The “master plan” for the expansion of Addis Ababa was largely intended to deal with the large growth in the city’s population as people flock to urban centres seeking jobs. The plan proposed a 20-fold expansion of the city’s total area by incorporating the surrounding agricultural lands and communities.
After months of protest and opposition, the government made a surprise announcement in January that it was cancelling the project. However, protests continued, with the focus shifting to issues such as government repression.
The unrest also began to spread beyond Oromia to involve different ethnic groups in other parts of the country.
In an attempt to legitimise its crackdown, the Ethiopian regime — a US ally that has been in power since the mid-1990s — has branded all protesters as “terrorists”. The government enforces draconian “anti-terror” laws that allow security forces “to use unrestrained force against suspected terrorists, including pre-trial detention of up to four months”.
War on terror
Unsurprisingly, this autocratic regime is considered by the US government to be an important partner in the global “war on terror” — for which it has been rewarded with lots of military aid.
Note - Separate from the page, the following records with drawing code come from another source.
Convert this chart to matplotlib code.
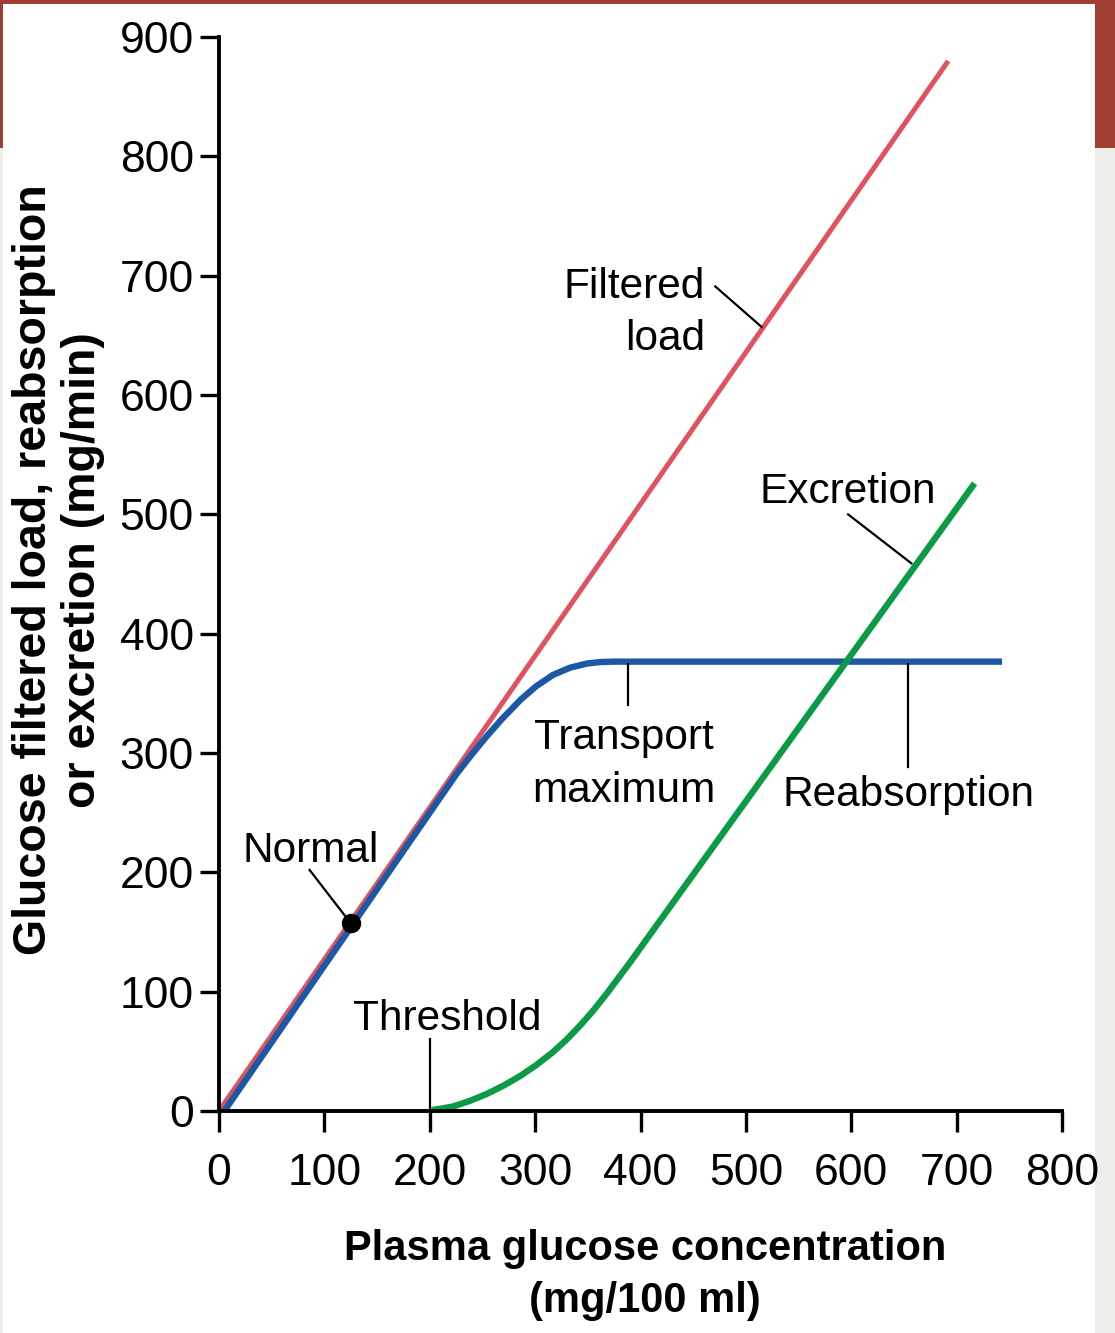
import matplotlib
matplotlib.use("Agg")
import matplotlib.pyplot as plt
from matplotlib.patches import Rectangle

# values (x: mg/100 ml, y: mg/min)
filtered_x = [0, 692]
filtered_y = [0, 880]

reabs_x = [5, 150, 225, 240, 254, 269, 286, 301, 317, 333, 349, 362, 374, 743]
reabs_y = [0, 186, 282, 299, 314, 329, 344.5, 356, 365.5, 371.5, 375, 376.3, 376.6, 376.6]

excr_x = [202, 222, 238, 254, 270, 286, 301, 317, 330, 342.5, 355, 368, 390, 717]
excr_y = [0.8, 3.8, 8.5, 14.3, 21.3, 29.5, 38.5, 49.5, 60, 71.5, 84, 98.5, 124.5, 526]

normal_x = 125
normal_y = 158

xticks = [0, 100, 200, 300, 400, 500, 600, 700, 800]
yticks = [0, 100, 200, 300, 400, 500, 600, 700, 800, 900]

plt.rcParams['font.family'] = ['Liberation Sans', 'DejaVu Sans']

red = '#e0525e'
blue = '#1d58a5'
green = '#0b9b47'

fig = plt.figure(figsize=(11.15, 13.33), dpi=100)
fig.patch.set_facecolor('#efedea')
# backdrop: red band on top, white panel for the chart
fig.patches.append(Rectangle((0, 0.889), 1, 0.111, transform=fig.transFigure,
                             facecolor='#a23d31', edgecolor='none', zorder=-3))
fig.patches.append(Rectangle((0.0027, 0), 0.9794, 0.997, transform=fig.transFigure,
                             facecolor='white', edgecolor='none', zorder=-2))

ax = fig.add_axes([0.1964, 0.1665, 0.7561, 0.8057])
ax.set_facecolor('none')

ax.plot(filtered_x, filtered_y, color=red, lw=3.6, solid_capstyle='butt', clip_on=False, zorder=3)
ax.plot(reabs_x, reabs_y, color=blue, lw=4.6, solid_capstyle='butt', solid_joinstyle='round',
        clip_on=False, zorder=4)
ax.plot(excr_x, excr_y, color=green, lw=4.6, solid_capstyle='butt', solid_joinstyle='round',
        clip_on=False, zorder=4)
ax.plot([normal_x], [normal_y], 'o', color='black', ms=13, zorder=6, clip_on=False)

ax.set_xlim(0, 800)
ax.set_ylim(0, 900)
ax.set_xticks(xticks)
ax.set_yticks(yticks)

for s in ['top', 'right']:
    ax.spines[s].set_visible(False)
for s in ['left', 'bottom']:
    ax.spines[s].set_linewidth(2.8)
    ax.spines[s].set_zorder(5)

ax.tick_params(axis='x', direction='out', length=15, width=2.4, pad=15.5, labelsize=32)
ax.tick_params(axis='y', direction='out', length=14, width=2.4, pad=4, labelsize=32)

# leader lines
kw = dict(color='black', lw=1.6, zorder=5)
ax.plot([471, 515], [691, 657], **kw)
ax.plot([597, 657], [500, 459], **kw)
ax.plot([388, 388], [375, 340], **kw)
ax.plot([654, 654], [375, 288], **kw)
ax.plot([200, 200], [60, 2], **kw)
ax.plot([86, 121], [202, 162], **kw)

# annotation labels (baseline positions in data units)
fs = 30.5
ax.text(461, 681.5, 'Filtered', ha='right', va='baseline', fontsize=fs)
ax.text(461, 638, 'load', ha='right', va='baseline', fontsize=fs)
ax.text(513, 509.6, 'Excretion', ha='left', va='baseline', fontsize=fs)
ax.text(384, 303.4, 'Transport', ha='center', va='baseline', fontsize=fs)
ax.text(384, 259, 'maximum', ha='center', va='baseline', fontsize=fs)
ax.text(535, 255.6, 'Reabsorption', ha='left', va='baseline', fontsize=fs)
ax.text(22, 208.7, 'Normal', ha='left', va='baseline', fontsize=fs)
ax.text(127, 67.9, 'Threshold', ha='left', va='baseline', fontsize=fs)

fig.text(0.5785, 0.0548, 'Plasma glucose concentration', ha='center', va='baseline',
         fontsize=30, fontweight='bold')
fig.text(0.5785, 0.0158, '(mg/100 ml)', ha='center', va='baseline',
         fontsize=30, fontweight='bold')
fig.text(34 / 1115, 0.5724, 'Glucose filtered load, reabsorption', ha='center', va='center',
         rotation=90, fontsize=33.5, fontweight='bold')
fig.text(83 / 1115, 0.5724, 'or excretion (mg/min)', ha='center', va='center',
         rotation=90, fontsize=33.5, fontweight='bold')

fig.savefig('out.png', dpi=100)
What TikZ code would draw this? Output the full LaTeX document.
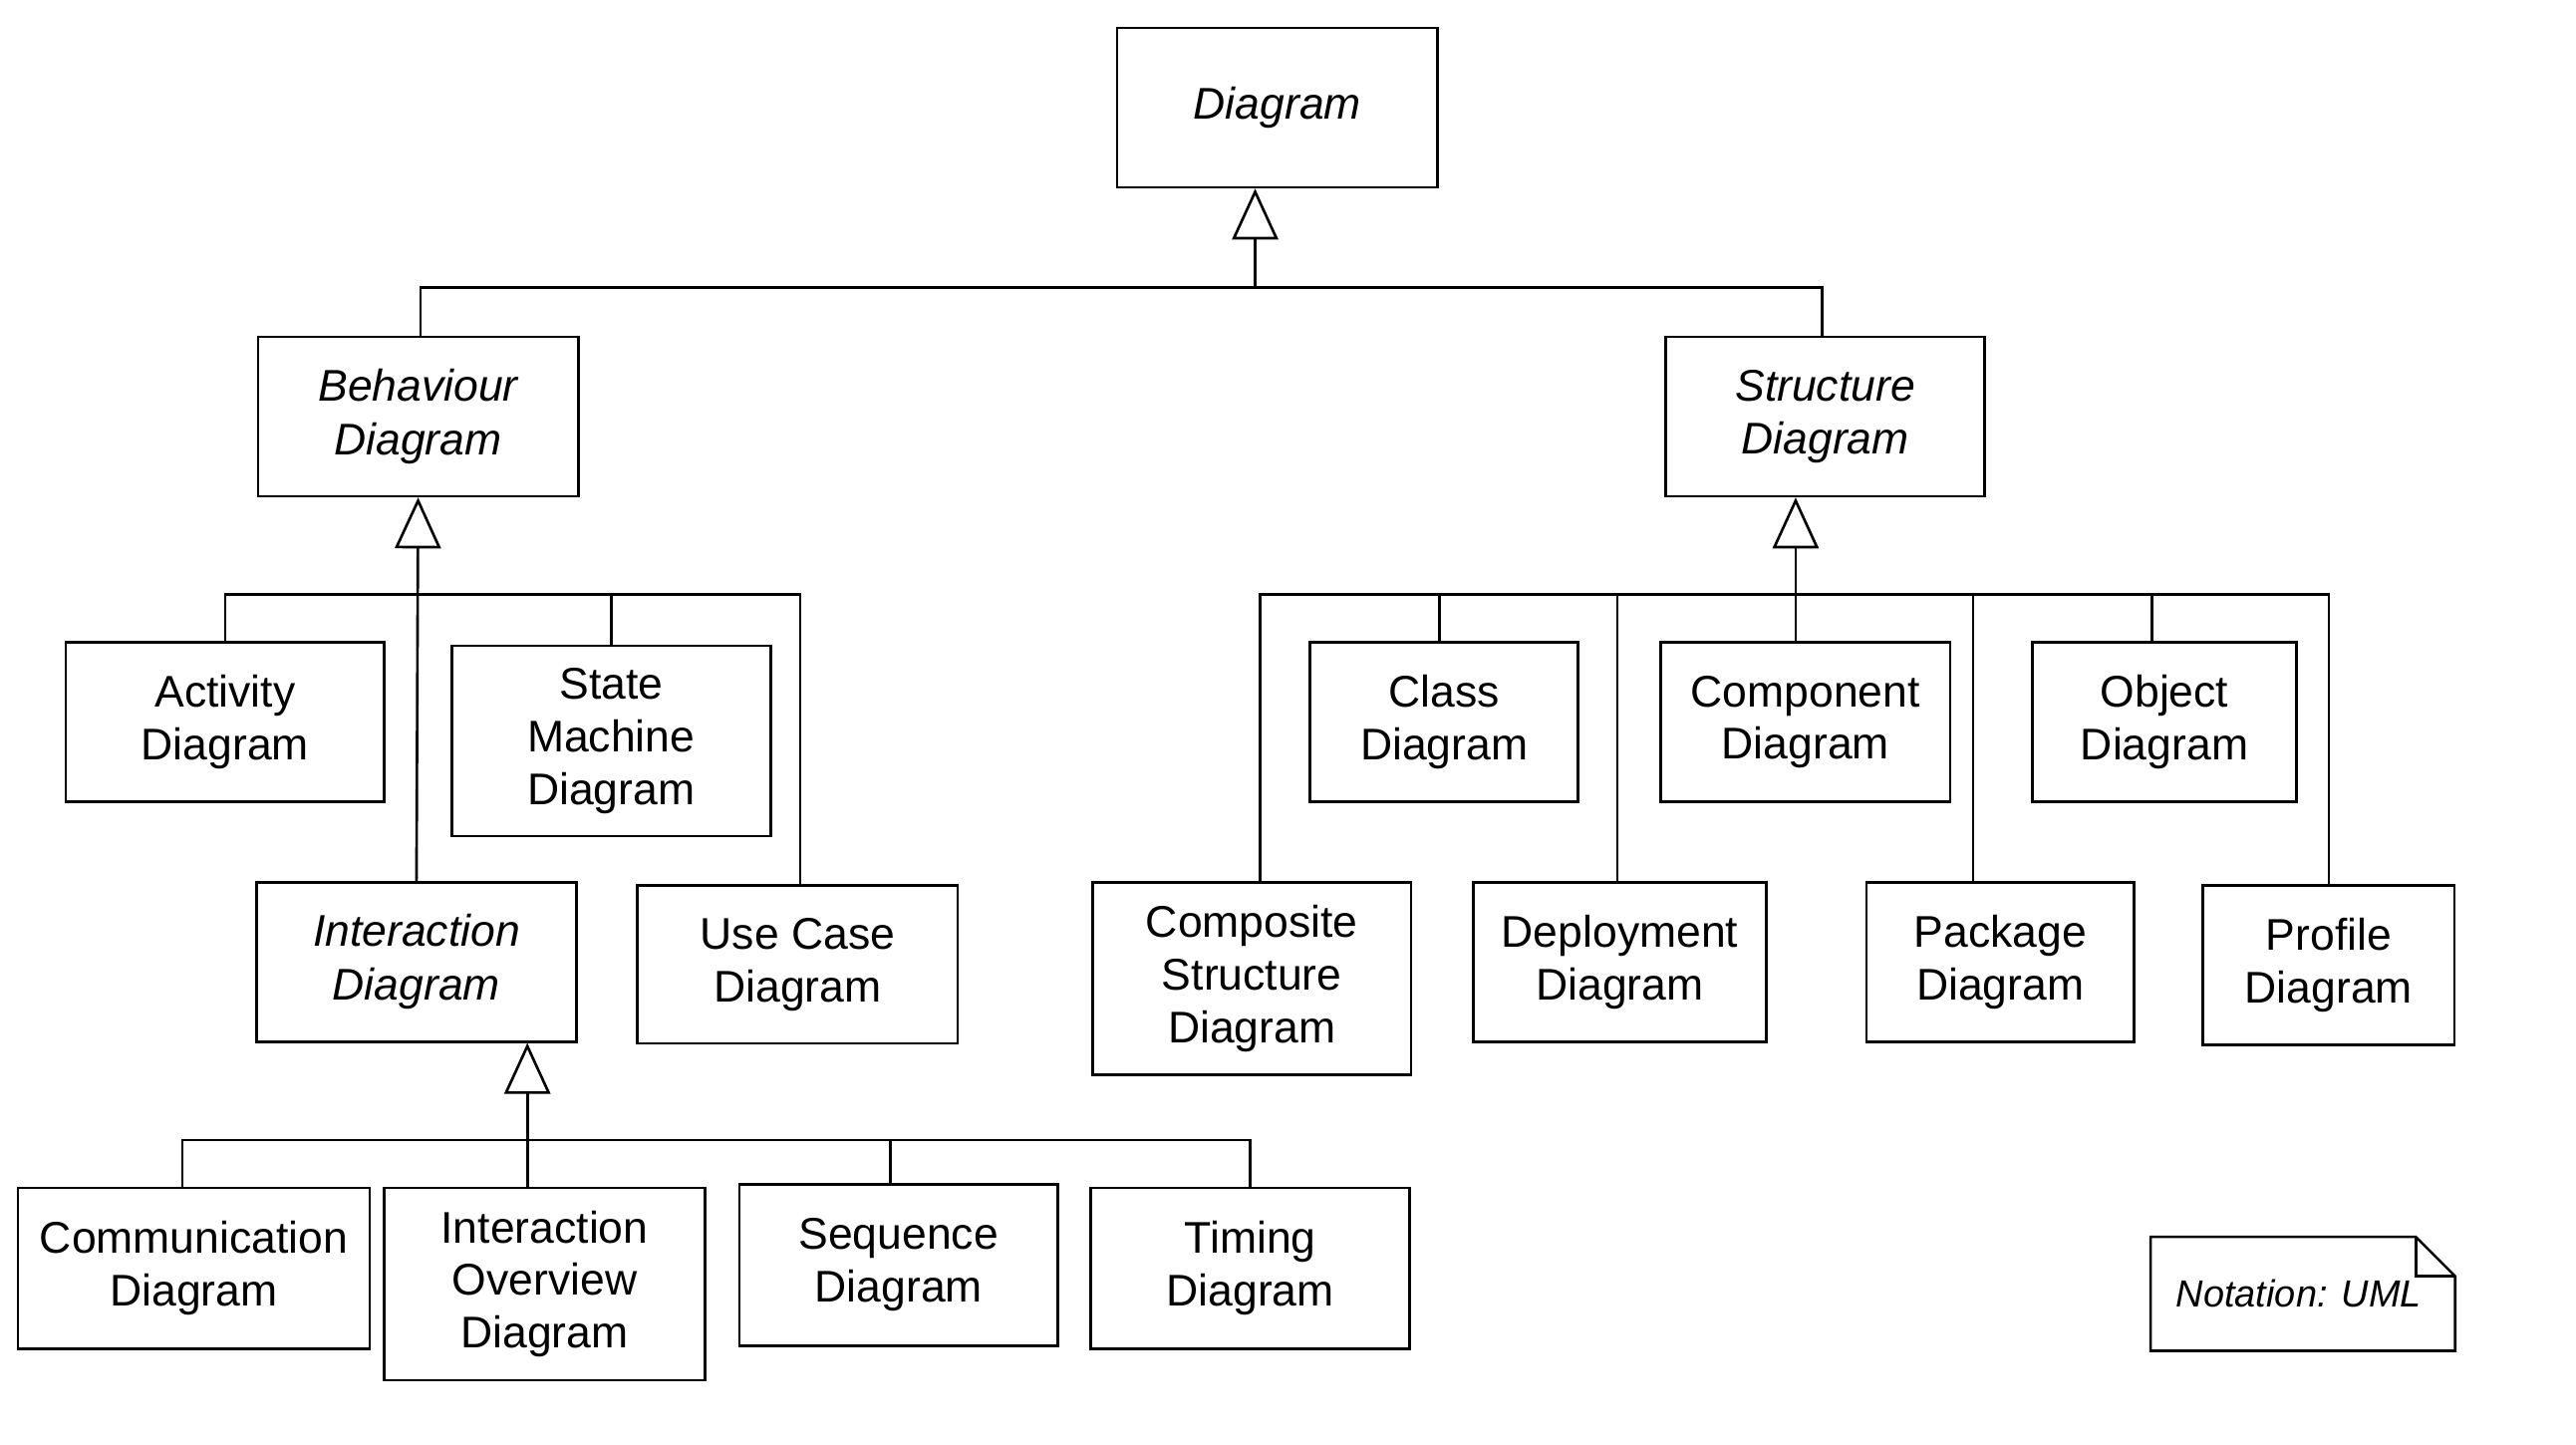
\documentclass[tikz,border=0pt]{standalone}
\usepackage{fontspec}
\setmainfont{Liberation Sans}
\usepackage{xcolor}
\usepackage{tikz}
\usetikzlibrary{arrows.meta, positioning, calc}
\tikzset{
  classbox/.style={rectangle, draw=black, line width=1.6pt, fill=white,
                   align=center, inner sep=0pt, minimum width=195pt,
                   minimum height=97pt, font=\fontsize{27}{32}\selectfont},
  abstractbox/.style={classbox, font=\fontsize{27}{32.5}\selectfont\itshape},
  link/.style={line width=1.6pt, color=black},
  gen/.style={link, -{Triangle[open, length=31pt, width=28pt]}},
  notebox/.style={inner sep=0pt, minimum width=185pt, minimum height=69pt,
                  font=\fontsize{23}{28}\selectfont\itshape}
}
\begin{document}
\begin{tikzpicture}[x=1pt, y=-1pt]
  \useasboundingbox (0,0) rectangle (1568,879);

  %% ── Root ────────────────────────────────────────────────────────────────
  \node[abstractbox] (diagram) at (777.5,65.5) {Diagram};

  %% ── Second level ────────────────────────────────────────────────────────
  \node[abstractbox] (behav) at (254.5,253.5) {Behaviour\\Diagram};
  \node[abstractbox, minimum width=194pt] (struct) at (1111,253.5) {Structure\\Diagram};

  %% ── Behaviour children ──────────────────────────────────────────────────
  \node[classbox, minimum width=194pt] (activity) at (137,439.5) {Activity\\Diagram};
  \node[classbox, minimum width=194pt, minimum height=116pt] (state) at (372,451)
        {State\\Machine\\Diagram};
  \node[abstractbox] (inter) at (253.5,585.5) {Interaction\\Diagram};
  \node[classbox, minimum height=96pt] (usecase) at (485.5,587) {Use Case\\Diagram};

  %% ── Interaction children ────────────────────────────────────────────────
  \node[classbox, minimum width=214pt, minimum height=98pt] (comm) at (118,772)
        {Communication\\Diagram};
  \node[classbox, minimum height=117pt] (over) at (331.5,781.5)
        {Interaction\\Overview\\Diagram};
  \node[classbox, minimum width=194pt, minimum height=98pt] (seq) at (547,770)
        {Sequence\\Diagram};
  \node[classbox, minimum width=194pt, minimum height=98pt] (timing) at (761,772)
        {Timing\\Diagram};

  %% ── Structure children ──────────────────────────────────────────────────
  \node[classbox, minimum width=163pt] (class) at (879,439.5) {Class\\Diagram};
  \node[classbox, minimum width=176pt] (comp) at (1099,439.5) {Component\\Diagram};
  \node[classbox, minimum width=161pt] (object) at (1317.5,439.5) {Object\\Diagram};
  \node[classbox, minimum width=194pt, minimum height=117pt] (compo) at (762,595.5)
        {Composite\\Structure\\Diagram};
  \node[classbox, minimum width=178pt] (deploy) at (986,585.5) {Deployment\\Diagram};
  \node[classbox, minimum width=163pt] (package) at (1217.5,585.5) {Package\\Diagram};
  \node[classbox, minimum width=153pt] (profile) at (1417.5,587.5) {Profile\\Diagram};

  %% ── Note ────────────────────────────────────────────────────────────────
  \node[notebox] (note) at (1401.75,787.5) {\hspace*{-5pt}Notation: UML};
  \draw[link] (note.north west) -- ([xshift=-24pt]note.north east)
        -- ([yshift=-24pt]note.north east) -- (note.south east)
        -- (note.south west) -- cycle;
  \draw[link] ([xshift=-24pt]note.north east) |- ([yshift=-24pt]note.north east);

  %% ── Generalisations ─────────────────────────────────────────────────────
  \coordinate (topbar) at (764,175);
  \coordinate (behavtop) at ([xshift=1.5pt]behav.north);
  \coordinate (structtop) at ([xshift=-2pt]struct.north);
  \draw[gen] (topbar) -- (topbar |- diagram.south);
  \draw[link] (behavtop) |- (topbar) -| (structtop);

  % behaviour
  \coordinate (bbar) at (254,362);
  \draw[gen] (inter.north) -- (behav.south);
  \draw[link] (activity.north) |- (bbar) -| ([xshift=1.5pt]usecase.north);
  \draw[link] (state.north) -- (state.north |- bbar);

  % interaction
  \coordinate (ibar) at (321,694);
  \coordinate (commtop) at ([xshift=-7pt]comm.north);
  \coordinate (seqtop) at ([xshift=-5pt]seq.north);
  \draw[gen] (ibar |- over.north) -- (ibar |- inter.south);
  \draw[link] (commtop) |- (ibar) -| (timing.north);
  \draw[link] (seqtop) -- (seqtop |- ibar);

  % structure
  \coordinate (sbar) at (1093,362);
  \coordinate (compotop) at ([xshift=5pt]compo.north);
  \coordinate (classtop) at ([xshift=-3pt]class.north);
  \coordinate (packtop) at ([xshift=-16.5pt]package.north);
  \coordinate (objtop) at ([xshift=-7.5pt]object.north);
  \draw[gen] (sbar |- comp.north) -- (sbar |- struct.south);
  \draw[link] (compotop) |- (sbar) -| (profile.north);
  \draw[link] (classtop) -- (classtop |- sbar);
  \draw[link] ([xshift=-1.5pt]deploy.north) -- ([xshift=-1.5pt]deploy.north |- sbar);
  \draw[link] (packtop) -- (packtop |- sbar);
  \draw[link] (objtop) -- (objtop |- sbar);

\end{tikzpicture}
\end{document}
Ethiopia participated in the CIA’s so-called “extraordinary rendition” program to outsource the torture of “war on terror” detainees to other countries.
In 2006, the Ethiopian government, with US support, invaded and occupied Somalia to stamp out Islamist forcesdeclared to be an enemy by Washington. Since 2011, the country has been a launch site for the drone aircraft beloved by the Obama administration striking targets in Somalia and elsewhere.
Because of the information blackout, it falls largely on supporters in the West to publicise and stand in solidarity with the struggles of oppressed peoples like the Oromo against displacement and government repression. Such struggles arise as a product of global capitalism’s drive to develop the African continent.
The protests of the Oromo show what’s really at stake when we hear the word “development”. It is one more battle with working people and indigenous communities on one side and the forces of international capital on the other. It is important for anyone concerned about justice to know which side they are on.